Si potrebbero dire molte cose a proposito del tempismo con cui Dario Franceschini da una parte (su Repubblica) e Luigi Di Maio dall’altra (sul Corriere della Sera) sono corsi ieri a giurare che Giuseppe Conte è un uomo d’onore, la prima delle quali è: che noia.
Era dai tempi di Twilight che non si vedeva una sceneggiatura così scontata, dialoghi tanto prevedibili, una tale mancanza di fantasia nell’intreccio e nella caratterizzazione dei personaggi.
E così tocca leggere che per Di Maio «c’è un’ampia convergenza di vedute» con il Pd, che in effetti è un bel passo avanti, trattandosi del partito che secondo l’attuale ministro degli Esteri fino all’anno scorso «in Emilia-Romagna toglieva alle famiglie i bambini con l’elettroshock per venderseli» (affermazione che non solo non ha mai ritrattato, il che è già abbastanza indicativo, ma che soprattutto nessuno dei suoi alleati di governo ansiosi di costruire con lui il nuovo centrosinistra gli ha mai chiesto di ritrattare, il che è ancora più indicativo).
In ogni caso il ministro è «preoccupato», perché davvero non capisce «i toni sempre più accesi tra Pd e Conte, su tematiche che potrebbero risolversi in modo più franco e trasparente».
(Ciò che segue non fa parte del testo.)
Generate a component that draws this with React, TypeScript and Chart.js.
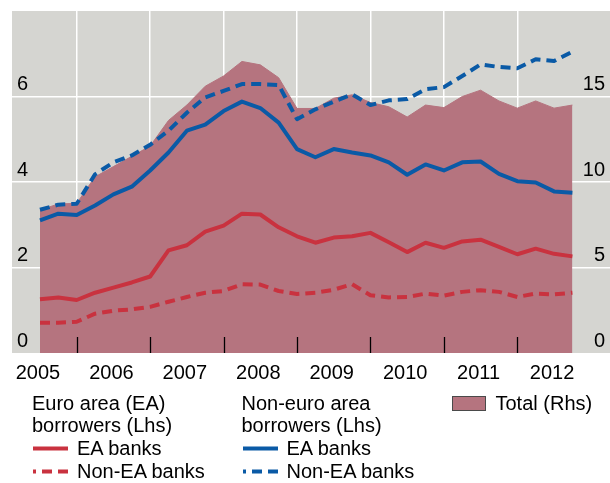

E come dargli torto? «È il momento di guardarci negli occhi e dirci le cose come stanno se vogliamo davvero spingere il paese verso la ripresa. Le basi per ripartire ci sono eccome», conclude Di Maio nel chiaro tentativo di scuotere la maggioranza con un elettroshock di franchezza.
Dal canto suo, Franceschini è non meno preoccupato, e certo non meno sincero, quando confessa di essere «molto stanco di retroscena che dipingono ogni fisiologica e utile discussione nel governo sul merito di norme e provvedimenti come un agguato».
Quando assicura di apprezzare moltissimo il lavoro di Conte. Quando garantisce che per il Pd non esistono né un altro premier né un’altra maggioranza in questa legislatura: «Ogni nostra parola, anche quando appare critica, è per migliorare l’azione di governo, non per indebolirlo».
Resterebbe da capire, ora che alleati e retroscenisti concordano tutti sul fatto che Matteo Renzi sia diventato da qualche tempo il più ligio difensore di Conte (complice, dicono, un accordo per far saltare l’intesa di maggioranza sulla legge elettorale), dove si annideranno mai questi oscuri congiurati, questi infaticabili tessitori di oscure trame decisi a rendere impossibile la vita del governo (che altrimenti, non fosse per loro, ce ne farebbe vedere delle belle).
Un tempo, quando i retroscenisti erano a corto di capri espiatori e i capi di governo erano a corto di alibi, in un modo o nell’altro, saltava sempre fuori «l’ombra di D’Alema» (qualche buontempone, circa dieci anni fa, fece ancora in tempo a farci una pagina Facebook, chiamata proprio così). E oggi?
Sarà la società liquida, sarà la disintermediazione, sarà quel che volete voi, ma è venuta meno anche questa minima distinzione dei ruoli tra lupo cattivo e cappuccetto rosso, capro espiatorio e capobastone. Tutti vogliono fare tutto.
Ci siamo tenuti il bicameralismo perfetto, eppure non si trova più un caratterista decente né alla Camera né al Senato, e prima di gridare «Danilo Toninelli!» lasciate passare ancora qualche mese, e vedete se non finisce nel totonomi per il Quirinale.
Beh, che ho detto di strano? No, sul serio, fatemi capire: il fatto che da oltre un anno dell’elenco dei papabili faccia stabilmente parte Giuseppe Conte a voi sembra normale?